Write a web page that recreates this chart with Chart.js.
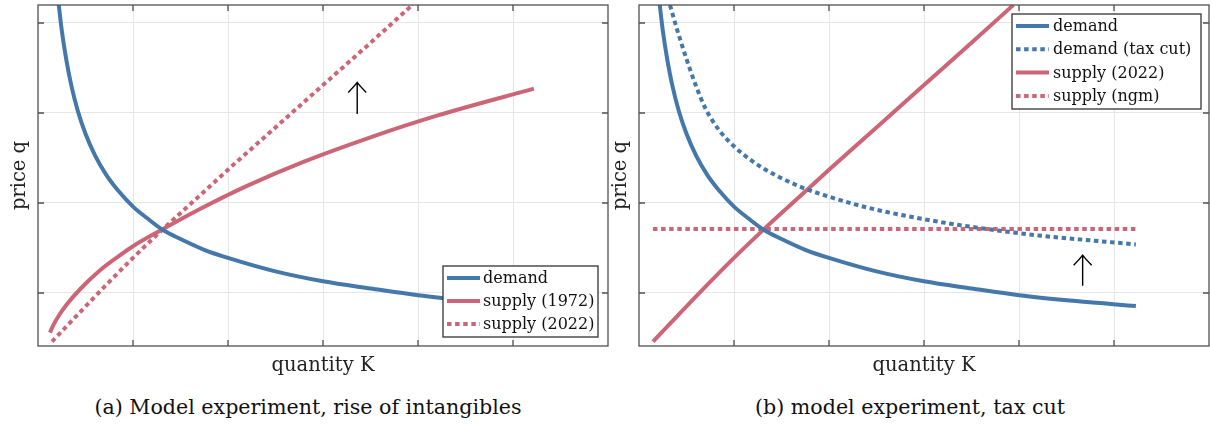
<!DOCTYPE html>
<html><head><meta charset="utf-8">
<script src="https://cdn.jsdelivr.net/npm/chart.js@4.4.1/dist/chart.umd.min.js"></script>
<style>
html,body{margin:0;padding:0;background:#fff;}
body{width:1210px;height:425px;position:relative;overflow:hidden;}
#wa{position:absolute;left:0;top:0;width:610px;height:385px;}
#wb{position:absolute;left:610px;top:0;width:600px;height:385px;}
.cap{position:absolute;top:392px;height:30px;line-height:30px;font-family:"DejaVu Serif";font-size:20.6px;color:#111;text-align:center;white-space:nowrap;}
</style></head><body>
<div id="wa"><canvas id="ca" width="610" height="385"></canvas></div>
<div id="wb"><canvas id="cb" width="600" height="385"></canvas></div>
<div class="cap" style="left:8px;width:600px">(a) Model experiment, rise of intangibles</div>
<div class="cap" style="left:610px;width:600px">(b) model experiment, tax cut</div>
<script>
// ---- data ----
const xTicks = [1, 2, 3, 4, 5];
const yTicks = [1, 2, 3, 4];

const demandK = [0.21, 0.25, 0.30, 0.35, 0.42, 0.50, 0.60, 0.72, 0.85, 1.0, 1.15, 1.316, 1.5, 1.75, 2.0, 2.5, 3.0, 3.5, 4.0, 4.6, 5.23];
const demandQ = [4.28, 3.92, 3.58, 3.31, 3.02, 2.77, 2.53, 2.31, 2.13, 1.96, 1.83, 1.70, 1.60, 1.48, 1.39, 1.24, 1.13, 1.05, 0.975, 0.91, 0.855];

const supply1972K = [0.126, 0.16, 0.22, 0.3, 0.45, 0.65, 0.85, 1.0, 1.316, 1.7, 2.2, 2.8, 3.5, 4.2, 5.22];
const supply1972Q = [0.56, 0.64, 0.75, 0.87, 1.05, 1.25, 1.41, 1.52, 1.71, 1.93, 2.19, 2.46, 2.73, 2.97, 3.27];

const supply2022K = [0.147, 0.4, 0.7, 1.0, 1.316, 1.7, 2.0, 2.5, 3.0, 3.5, 3.94];
const supply2022Q = [0.46, 0.74, 1.07, 1.39, 1.71, 2.08, 2.37, 2.84, 3.31, 3.78, 4.2];

const demandTaxK = [0.326, 0.4, 0.5, 0.6, 0.7, 0.85, 1.0, 1.2, 1.4, 1.7, 2.0, 2.4, 3.0, 3.6, 4.2, 4.75, 5.23];
const demandTaxQ = [4.2, 3.93, 3.6, 3.3, 3.05, 2.80, 2.63, 2.46, 2.33, 2.18, 2.07, 1.95, 1.82, 1.72, 1.64, 1.585, 1.54];

const supplyNgmK = [0.147, 5.23];
const supplyNgmQ = [1.71, 1.71];

const arrowAK = [3.36], arrowAFrom = [2.99], arrowATo = [3.34];
const arrowBK = [4.67], arrowBFrom = [1.08], arrowBTo = [1.42];

// ---- styling ----
const BLUE = '#4477AA', RED = '#CC6677';
const DOT = [4.5, 3.6];
const pts = (ks, qs) => ks.map((k, i) => ({x: k, y: qs[i]}));

function line(label, ks, qs, color, dotted) {
  return {
    label, data: pts(ks, qs), borderColor: color, backgroundColor: color,
    borderWidth: 4, pointRadius: 0, fill: false, clip: 0,
    cubicInterpolationMode: 'monotone', borderCapStyle: 'butt',
    borderDash: dotted ? DOT : []
  };
}

const framePlugin = {
  id: 'frame',
  afterDatasetsDraw(chart) {
    const {ctx, chartArea: a, scales: {x, y}} = chart;
    ctx.save();
    ctx.strokeStyle = '#505050';
    ctx.lineWidth = 1.3;
    ctx.setLineDash([]);
    ctx.beginPath();
    x.ticks.forEach(t => {
      const p = x.getPixelForValue(t.value);
      ctx.moveTo(p, a.bottom); ctx.lineTo(p, a.bottom - 6);
      ctx.moveTo(p, a.top); ctx.lineTo(p, a.top + 6);
    });
    y.ticks.forEach(t => {
      const p = y.getPixelForValue(t.value);
      ctx.moveTo(a.left, p); ctx.lineTo(a.left + 6, p);
      ctx.moveTo(a.right, p); ctx.lineTo(a.right - 6, p);
    });
    ctx.stroke();
    ctx.strokeRect(a.left, a.top, a.right - a.left, a.bottom - a.top);
    ctx.restore();
  }
};

const arrowPlugin = {
  id: 'arrows',
  afterDatasetsDraw(chart, args, o) {
    const {ctx, scales: {x, y}} = chart;
    ctx.save();
    ctx.strokeStyle = '#000';
    ctx.lineWidth = 1.4;
    ctx.setLineDash([]);
    (o.k || []).forEach((k, i) => {
      const px = x.getPixelForValue(k);
      const y0 = y.getPixelForValue(o.from[i]);
      const y1 = y.getPixelForValue(o.to[i]);
      ctx.beginPath();
      ctx.moveTo(px, y0); ctx.lineTo(px, y1);
      ctx.moveTo(px - 9, y1 + 10);
      ctx.quadraticCurveTo(px - 3, y1 + 4, px, y1);
      ctx.quadraticCurveTo(px + 3, y1 + 4, px + 9, y1 + 10);
      ctx.stroke();
    });
    ctx.restore();
  }
};

const boxLegend = {
  id: 'boxLegend',
  afterDraw(chart, args, o) {
    const ctx = chart.ctx;
    ctx.save();
    ctx.fillStyle = '#fff';
    ctx.fillRect(o.left, o.top, o.width, o.height);
    ctx.strokeStyle = '#333';
    ctx.lineWidth = 1.3;
    ctx.setLineDash([]);
    ctx.strokeRect(o.left, o.top, o.width, o.height);
    chart.data.datasets.forEach((ds, i) => {
      const yy = o.top + o.first + i * o.gap;
      ctx.beginPath();
      ctx.strokeStyle = ds.borderColor;
      ctx.lineWidth = 4;
      ctx.lineCap = 'butt';
      ctx.setLineDash(ds.borderDash || []);
      ctx.moveTo(o.left + o.sw0, yy);
      ctx.lineTo(o.left + o.sw1, yy);
      ctx.stroke();
      ctx.setLineDash([]);
      ctx.fillStyle = '#111';
      ctx.font = '16px "DejaVu Serif"';
      ctx.textBaseline = 'middle';
      ctx.fillText(ds.label, o.left + o.tx, yy + 1);
    });
    ctx.restore();
  }
};

function scales(yWidth, yTitlePad) {
  const titleFont = {family: 'DejaVu Serif', size: 19.5, lineHeight: 1};
  return {
    x: {
      type: 'linear', min: 0, max: 6,
      afterBuildTicks: s => { s.ticks = xTicks.map(v => ({value: v})); },
      afterFit: s => { s.height = 39; },
      ticks: {display: false},
      grid: {color: '#e6e6e6', lineWidth: 1, drawTicks: false},
      border: {display: false},
      title: {display: true, text: 'quantity K', font: titleFont, color: '#222', padding: {top: 0, bottom: 9.5}}
    },
    y: {
      type: 'linear', min: 0.411, max: 4.2,
      afterBuildTicks: s => { s.ticks = yTicks.map(v => ({value: v})); },
      afterFit: s => { s.width = yWidth; },
      ticks: {display: false},
      grid: {color: '#e6e6e6', lineWidth: 1, drawTicks: false},
      border: {display: false},
      title: {display: true, text: 'price q', font: titleFont, color: '#222', padding: {top: yTitlePad, bottom: 0}}
    }
  };
}

new Chart(document.getElementById('ca'), {
  type: 'line',
  data: {
    datasets: [
      line('demand', demandK, demandQ, BLUE, false),
      line('supply (1972)', supply1972K, supply1972Q, RED, false),
      line('supply (2022)', supply2022K, supply2022Q, RED, true)
    ]
  },
  options: {
    responsive: false, animation: false, devicePixelRatio: 1,
    layout: {padding: {left: 0, top: 5, right: 2, bottom: 0}},
    scales: scales(38, 10.5),
    plugins: {
      legend: {display: false}, tooltip: {enabled: false},
      arrows: {k: arrowAK, from: arrowAFrom, to: arrowATo},
      boxLegend: {left: 443, top: 266, width: 155, height: 71, first: 12, gap: 23, sw0: 4, sw1: 37, tx: 40}
    }
  },
  plugins: [framePlugin, arrowPlugin, boxLegend]
});

new Chart(document.getElementById('cb'), {
  type: 'line',
  data: {
    datasets: [
      line('demand', demandK, demandQ, BLUE, false),
      line('demand (tax cut)', demandTaxK, demandTaxQ, BLUE, true),
      line('supply (2022)', supply2022K, supply2022Q, RED, false),
      line('supply (ngm)', supplyNgmK, supplyNgmQ, RED, true)
    ]
  },
  options: {
    responsive: false, animation: false, devicePixelRatio: 1,
    layout: {padding: {left: 0, top: 5, right: 1, bottom: 0}},
    scales: scales(29, 1.5),
    plugins: {
      legend: {display: false}, tooltip: {enabled: false},
      arrows: {k: arrowBK, from: arrowBFrom, to: arrowBTo},
      boxLegend: {left: 402, top: 14, width: 189, height: 95, first: 12, gap: 23.3, sw0: 4, sw1: 37, tx: 41}
    }
  },
  plugins: [framePlugin, arrowPlugin, boxLegend]
});
</script>
</body></html>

Stated goal: Extract, word for word, each line from the top of the data down to and including the line with "const yTicks = [1, 2, 3, 4];"; skip the pictures.

Problem solution:
Write a web page that recreates this chart with Chart.js.
<!DOCTYPE html>
<html><head><meta charset="utf-8">
<script src="https://cdn.jsdelivr.net/npm/chart.js@4.4.1/dist/chart.umd.min.js"></script>
<style>
html,body{margin:0;padding:0;background:#fff;}
body{width:1210px;height:425px;position:relative;overflow:hidden;}
#wa{position:absolute;left:0;top:0;width:610px;height:385px;}
#wb{position:absolute;left:610px;top:0;width:600px;height:385px;}
.cap{position:absolute;top:392px;height:30px;line-height:30px;font-family:"DejaVu Serif";font-size:20.6px;color:#111;text-align:center;white-space:nowrap;}
</style></head><body>
<div id="wa"><canvas id="ca" width="610" height="385"></canvas></div>
<div id="wb"><canvas id="cb" width="600" height="385"></canvas></div>
<div class="cap" style="left:8px;width:600px">(a) Model experiment, rise of intangibles</div>
<div class="cap" style="left:610px;width:600px">(b) model experiment, tax cut</div>
<script>
// ---- data ----
const xTicks = [1, 2, 3, 4, 5];
const yTicks = [1, 2, 3, 4];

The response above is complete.